Written request: Leaving out all pictures, copy exactly the lines from the one containing "Write the Plotly code for this chart." down to the one containing "line_h = 13", both of them included.

Record extracts:
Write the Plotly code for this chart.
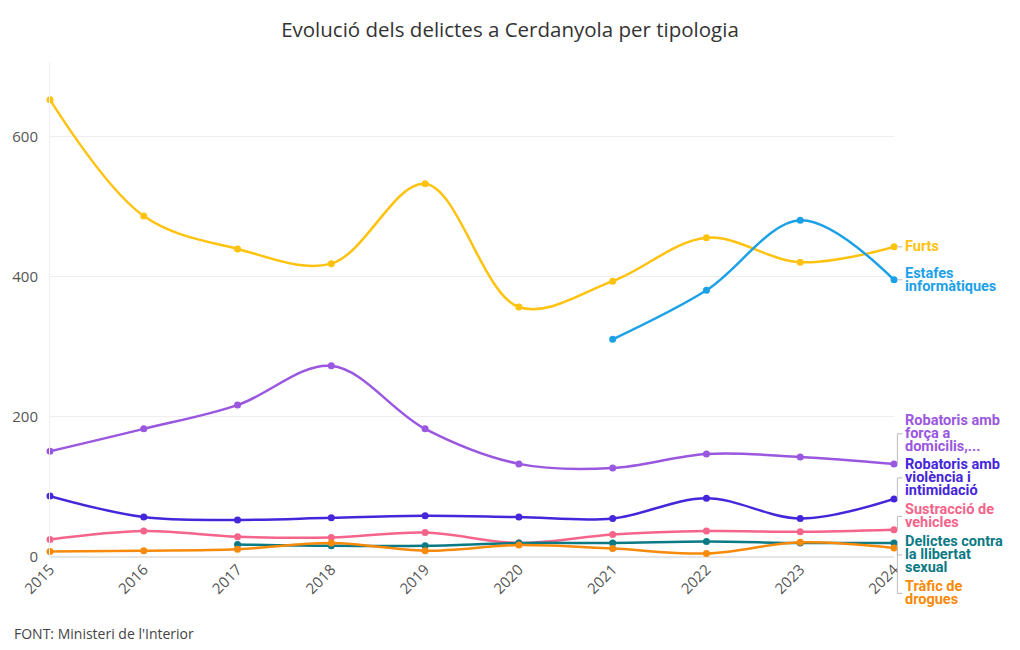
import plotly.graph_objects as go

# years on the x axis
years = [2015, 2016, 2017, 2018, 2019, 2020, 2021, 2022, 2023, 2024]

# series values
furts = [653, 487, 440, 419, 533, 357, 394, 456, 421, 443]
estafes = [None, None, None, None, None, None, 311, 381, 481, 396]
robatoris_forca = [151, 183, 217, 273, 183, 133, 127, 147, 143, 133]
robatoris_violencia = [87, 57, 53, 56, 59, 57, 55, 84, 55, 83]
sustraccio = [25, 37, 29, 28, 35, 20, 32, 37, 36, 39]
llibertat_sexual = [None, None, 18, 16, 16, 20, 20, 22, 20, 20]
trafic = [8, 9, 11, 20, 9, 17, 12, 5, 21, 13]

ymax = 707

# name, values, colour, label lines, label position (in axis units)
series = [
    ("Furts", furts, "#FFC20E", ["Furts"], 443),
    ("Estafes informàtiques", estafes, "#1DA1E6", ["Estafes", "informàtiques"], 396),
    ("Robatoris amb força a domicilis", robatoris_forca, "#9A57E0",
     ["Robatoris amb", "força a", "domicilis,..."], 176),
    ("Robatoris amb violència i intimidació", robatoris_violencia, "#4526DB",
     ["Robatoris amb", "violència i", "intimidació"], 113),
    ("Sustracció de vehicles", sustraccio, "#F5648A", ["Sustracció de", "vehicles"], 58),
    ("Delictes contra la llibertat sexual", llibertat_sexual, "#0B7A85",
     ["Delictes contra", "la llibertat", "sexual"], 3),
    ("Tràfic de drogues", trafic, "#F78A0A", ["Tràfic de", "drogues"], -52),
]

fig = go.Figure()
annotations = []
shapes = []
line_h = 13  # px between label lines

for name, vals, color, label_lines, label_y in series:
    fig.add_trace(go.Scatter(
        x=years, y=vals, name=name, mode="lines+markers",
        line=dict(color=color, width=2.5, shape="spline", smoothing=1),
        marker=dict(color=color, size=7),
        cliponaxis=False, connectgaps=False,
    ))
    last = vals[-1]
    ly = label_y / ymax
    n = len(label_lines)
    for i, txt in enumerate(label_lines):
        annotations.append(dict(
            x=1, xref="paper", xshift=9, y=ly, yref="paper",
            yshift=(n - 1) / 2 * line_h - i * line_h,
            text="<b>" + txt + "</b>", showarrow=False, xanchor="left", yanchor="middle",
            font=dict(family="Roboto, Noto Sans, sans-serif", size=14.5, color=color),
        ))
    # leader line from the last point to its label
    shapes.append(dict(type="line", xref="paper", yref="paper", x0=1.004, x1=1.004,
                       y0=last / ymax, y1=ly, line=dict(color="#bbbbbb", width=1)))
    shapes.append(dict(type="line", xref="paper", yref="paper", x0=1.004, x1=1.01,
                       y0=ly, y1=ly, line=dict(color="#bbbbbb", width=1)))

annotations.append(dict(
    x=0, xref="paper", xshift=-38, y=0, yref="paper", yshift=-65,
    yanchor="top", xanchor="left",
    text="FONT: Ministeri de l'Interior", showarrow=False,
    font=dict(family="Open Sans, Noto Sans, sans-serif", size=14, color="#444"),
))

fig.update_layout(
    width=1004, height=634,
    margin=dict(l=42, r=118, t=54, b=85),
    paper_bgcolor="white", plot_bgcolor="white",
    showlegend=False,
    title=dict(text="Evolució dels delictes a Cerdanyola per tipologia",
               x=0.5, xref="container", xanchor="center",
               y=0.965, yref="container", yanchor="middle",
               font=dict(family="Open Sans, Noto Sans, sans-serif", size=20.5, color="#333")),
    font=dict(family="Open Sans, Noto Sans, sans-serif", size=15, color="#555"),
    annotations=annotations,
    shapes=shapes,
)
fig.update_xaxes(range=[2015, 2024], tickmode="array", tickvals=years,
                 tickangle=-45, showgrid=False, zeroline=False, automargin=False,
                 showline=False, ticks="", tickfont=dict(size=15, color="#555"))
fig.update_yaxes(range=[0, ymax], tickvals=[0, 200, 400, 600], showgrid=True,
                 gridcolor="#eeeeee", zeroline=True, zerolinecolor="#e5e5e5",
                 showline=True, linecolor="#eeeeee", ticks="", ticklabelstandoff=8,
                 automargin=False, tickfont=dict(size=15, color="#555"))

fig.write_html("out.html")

--

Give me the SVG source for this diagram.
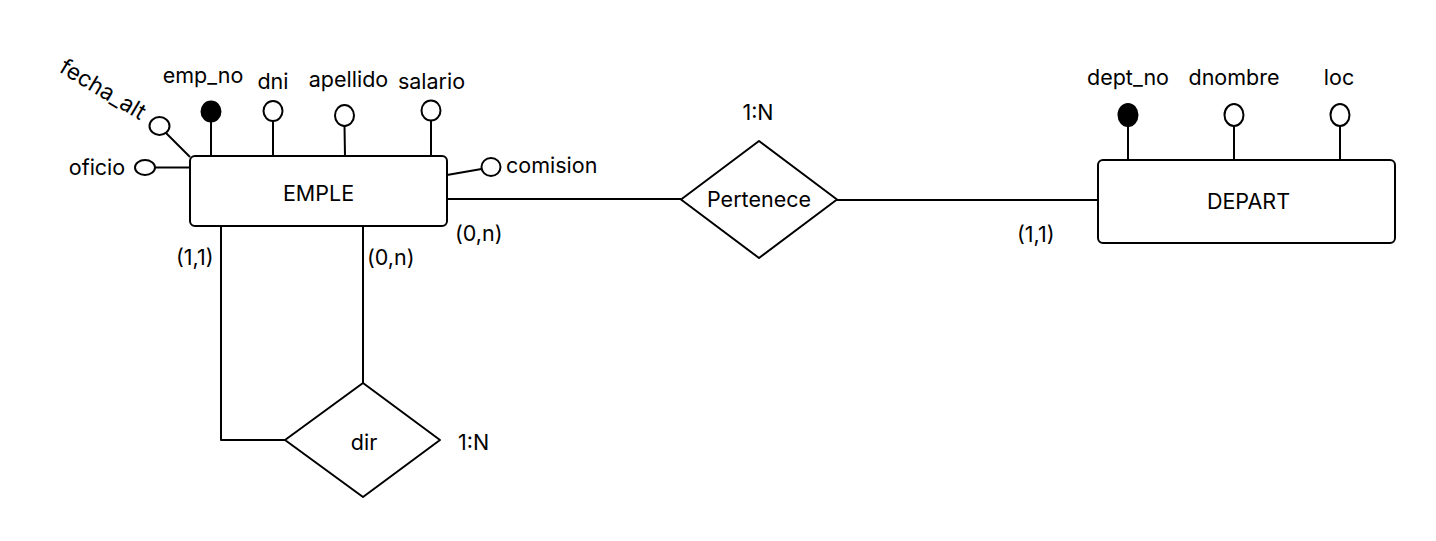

Written reply:
Write the Plotly code for this chart.
import plotly.graph_objects as go

# years on the x axis
years = [2015, 2016, 2017, 2018, 2019, 2020, 2021, 2022, 2023, 2024]

# series values
furts = [653, 487, 440, 419, 533, 357, 394, 456, 421, 443]
estafes = [None, None, None, None, None, None, 311, 381, 481, 396]
robatoris_forca = [151, 183, 217, 273, 183, 133, 127, 147, 143, 133]
robatoris_violencia = [87, 57, 53, 56, 59, 57, 55, 84, 55, 83]
sustraccio = [25, 37, 29, 28, 35, 20, 32, 37, 36, 39]
llibertat_sexual = [None, None, 18, 16, 16, 20, 20, 22, 20, 20]
trafic = [8, 9, 11, 20, 9, 17, 12, 5, 21, 13]

ymax = 707

# name, values, colour, label lines, label position (in axis units)
series = [
    ("Furts", furts, "#FFC20E", ["Furts"], 443),
    ("Estafes informàtiques", estafes, "#1DA1E6", ["Estafes", "informàtiques"], 396),
    ("Robatoris amb força a domicilis", robatoris_forca, "#9A57E0",
     ["Robatoris amb", "força a", "domicilis,..."], 176),
    ("Robatoris amb violència i intimidació", robatoris_violencia, "#4526DB",
     ["Robatoris amb", "violència i", "intimidació"], 113),
    ("Sustracció de vehicles", sustraccio, "#F5648A", ["Sustracció de", "vehicles"], 58),
    ("Delictes contra la llibertat sexual", llibertat_sexual, "#0B7A85",
     ["Delictes contra", "la llibertat", "sexual"], 3),
    ("Tràfic de drogues", trafic, "#F78A0A", ["Tràfic de", "drogues"], -52),
]

fig = go.Figure()
annotations = []
shapes = []
line_h = 13  # px between label lines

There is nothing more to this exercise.